EXERCISE DIRECTIONS:
Transcribe each line of the material as it is, and drop any picture.

────────────────────

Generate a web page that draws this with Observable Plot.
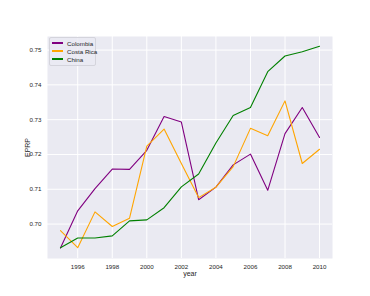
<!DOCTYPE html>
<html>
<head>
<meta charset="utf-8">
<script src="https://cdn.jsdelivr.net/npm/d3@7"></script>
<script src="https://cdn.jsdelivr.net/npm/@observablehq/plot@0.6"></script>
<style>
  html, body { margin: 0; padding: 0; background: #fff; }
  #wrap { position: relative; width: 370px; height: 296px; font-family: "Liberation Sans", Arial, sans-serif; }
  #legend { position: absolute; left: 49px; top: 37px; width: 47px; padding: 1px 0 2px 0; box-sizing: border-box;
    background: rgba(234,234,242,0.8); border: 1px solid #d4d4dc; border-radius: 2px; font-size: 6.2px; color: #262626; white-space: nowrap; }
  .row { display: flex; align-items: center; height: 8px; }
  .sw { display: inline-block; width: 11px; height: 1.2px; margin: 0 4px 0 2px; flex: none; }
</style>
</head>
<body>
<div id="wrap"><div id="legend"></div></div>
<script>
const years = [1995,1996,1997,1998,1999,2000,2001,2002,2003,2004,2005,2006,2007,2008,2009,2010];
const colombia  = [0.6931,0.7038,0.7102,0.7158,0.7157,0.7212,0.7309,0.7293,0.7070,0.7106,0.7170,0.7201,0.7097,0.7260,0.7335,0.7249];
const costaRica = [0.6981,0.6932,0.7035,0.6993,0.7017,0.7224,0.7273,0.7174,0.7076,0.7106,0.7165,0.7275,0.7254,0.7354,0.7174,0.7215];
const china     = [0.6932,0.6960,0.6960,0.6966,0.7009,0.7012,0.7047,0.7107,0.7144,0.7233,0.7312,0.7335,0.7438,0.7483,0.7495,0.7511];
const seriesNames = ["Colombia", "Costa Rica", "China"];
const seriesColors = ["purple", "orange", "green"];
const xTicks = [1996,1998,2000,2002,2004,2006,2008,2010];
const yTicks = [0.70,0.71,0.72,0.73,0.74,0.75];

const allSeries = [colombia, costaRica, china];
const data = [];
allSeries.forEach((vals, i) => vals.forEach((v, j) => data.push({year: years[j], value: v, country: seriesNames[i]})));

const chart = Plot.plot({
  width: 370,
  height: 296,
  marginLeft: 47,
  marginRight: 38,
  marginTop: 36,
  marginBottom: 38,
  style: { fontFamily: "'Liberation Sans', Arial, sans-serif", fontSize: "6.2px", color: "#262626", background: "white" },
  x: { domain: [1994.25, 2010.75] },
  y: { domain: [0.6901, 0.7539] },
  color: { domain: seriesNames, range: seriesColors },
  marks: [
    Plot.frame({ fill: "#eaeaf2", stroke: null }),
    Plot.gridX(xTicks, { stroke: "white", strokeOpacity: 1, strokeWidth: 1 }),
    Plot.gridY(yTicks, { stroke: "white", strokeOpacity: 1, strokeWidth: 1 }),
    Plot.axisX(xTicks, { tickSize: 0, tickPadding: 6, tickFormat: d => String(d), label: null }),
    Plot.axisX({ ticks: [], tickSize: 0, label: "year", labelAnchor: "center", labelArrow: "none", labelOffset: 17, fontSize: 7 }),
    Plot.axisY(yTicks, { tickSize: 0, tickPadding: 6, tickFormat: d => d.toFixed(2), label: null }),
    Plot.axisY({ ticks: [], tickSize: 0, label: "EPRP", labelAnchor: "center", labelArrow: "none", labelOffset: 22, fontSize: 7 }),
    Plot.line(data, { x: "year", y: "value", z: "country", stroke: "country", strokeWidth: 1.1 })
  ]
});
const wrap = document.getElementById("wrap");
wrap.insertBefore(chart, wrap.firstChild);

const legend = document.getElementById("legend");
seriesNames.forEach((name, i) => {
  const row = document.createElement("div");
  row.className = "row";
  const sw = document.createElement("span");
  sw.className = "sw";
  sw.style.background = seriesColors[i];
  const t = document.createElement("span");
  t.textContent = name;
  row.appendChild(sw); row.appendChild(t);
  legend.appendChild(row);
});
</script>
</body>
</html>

────────────────────

PROBLEM SOLUTION:
Generate a web page that draws this with Observable Plot.
<!DOCTYPE html>
<html>
<head>
<meta charset="utf-8">
<script src="https://cdn.jsdelivr.net/npm/d3@7"></script>
<script src="https://cdn.jsdelivr.net/npm/@observablehq/plot@0.6"></script>
<style>
  html, body { margin: 0; padding: 0; background: #fff; }
  #wrap { position: relative; width: 370px; height: 296px; font-family: "Liberation Sans", Arial, sans-serif; }
  #legend { position: absolute; left: 49px; top: 37px; width: 47px; padding: 1px 0 2px 0; box-sizing: border-box;
    background: rgba(234,234,242,0.8); border: 1px solid #d4d4dc; border-radius: 2px; font-size: 6.2px; color: #262626; white-space: nowrap; }
  .row { display: flex; align-items: center; height: 8px; }
  .sw { display: inline-block; width: 11px; height: 1.2px; margin: 0 4px 0 2px; flex: none; }
</style>
</head>
<body>
<div id="wrap"><div id="legend"></div></div>
<script>
const years = [1995,1996,1997,1998,1999,2000,2001,2002,2003,2004,2005,2006,2007,2008,2009,2010];
const colombia  = [0.6931,0.7038,0.7102,0.7158,0.7157,0.7212,0.7309,0.7293,0.7070,0.7106,0.7170,0.7201,0.7097,0.7260,0.7335,0.7249];
const costaRica = [0.6981,0.6932,0.7035,0.6993,0.7017,0.7224,0.7273,0.7174,0.7076,0.7106,0.7165,0.7275,0.7254,0.7354,0.7174,0.7215];
const china     = [0.6932,0.6960,0.6960,0.6966,0.7009,0.7012,0.7047,0.7107,0.7144,0.7233,0.7312,0.7335,0.7438,0.7483,0.7495,0.7511];
const seriesNames = ["Colombia", "Costa Rica", "China"];
const seriesColors = ["purple", "orange", "green"];
const xTicks = [1996,1998,2000,2002,2004,2006,2008,2010];
const yTicks = [0.70,0.71,0.72,0.73,0.74,0.75];

const allSeries = [colombia, costaRica, china];
const data = [];
allSeries.forEach((vals, i) => vals.forEach((v, j) => data.push({year: years[j], value: v, country: seriesNames[i]})));

const chart = Plot.plot({
  width: 370,
  height: 296,
  marginLeft: 47,
  marginRight: 38,
  marginTop: 36,
  marginBottom: 38,
  style: { fontFamily: "'Liberation Sans', Arial, sans-serif", fontSize: "6.2px", color: "#262626", background: "white" },
  x: { domain: [1994.25, 2010.75] },
  y: { domain: [0.6901, 0.7539] },
  color: { domain: seriesNames, range: seriesColors },
  marks: [
    Plot.frame({ fill: "#eaeaf2", stroke: null }),
    Plot.gridX(xTicks, { stroke: "white", strokeOpacity: 1, strokeWidth: 1 }),
    Plot.gridY(yTicks, { stroke: "white", strokeOpacity: 1, strokeWidth: 1 }),
    Plot.axisX(xTicks, { tickSize: 0, tickPadding: 6, tickFormat: d => String(d), label: null }),
    Plot.axisX({ ticks: [], tickSize: 0, label: "year", labelAnchor: "center", labelArrow: "none", labelOffset: 17, fontSize: 7 }),
    Plot.axisY(yTicks, { tickSize: 0, tickPadding: 6, tickFormat: d => d.toFixed(2), label: null }),
    Plot.axisY({ ticks: [], tickSize: 0, label: "EPRP", labelAnchor: "center", labelArrow: "none", labelOffset: 22, fontSize: 7 }),
    Plot.line(data, { x: "year", y: "value", z: "country", stroke: "country", strokeWidth: 1.1 })
  ]
});
const wrap = document.getElementById("wrap");
wrap.insertBefore(chart, wrap.firstChild);

const legend = document.getElementById("legend");
seriesNames.forEach((name, i) => {
  const row = document.createElement("div");
  row.className = "row";
  const sw = document.createElement("span");
  sw.className = "sw";
  sw.style.background = seriesColors[i];
  const t = document.createElement("span");
  t.textContent = name;
  row.appendChild(sw); row.appendChild(t);
  legend.appendChild(row);
});
</script>
</body>
</html>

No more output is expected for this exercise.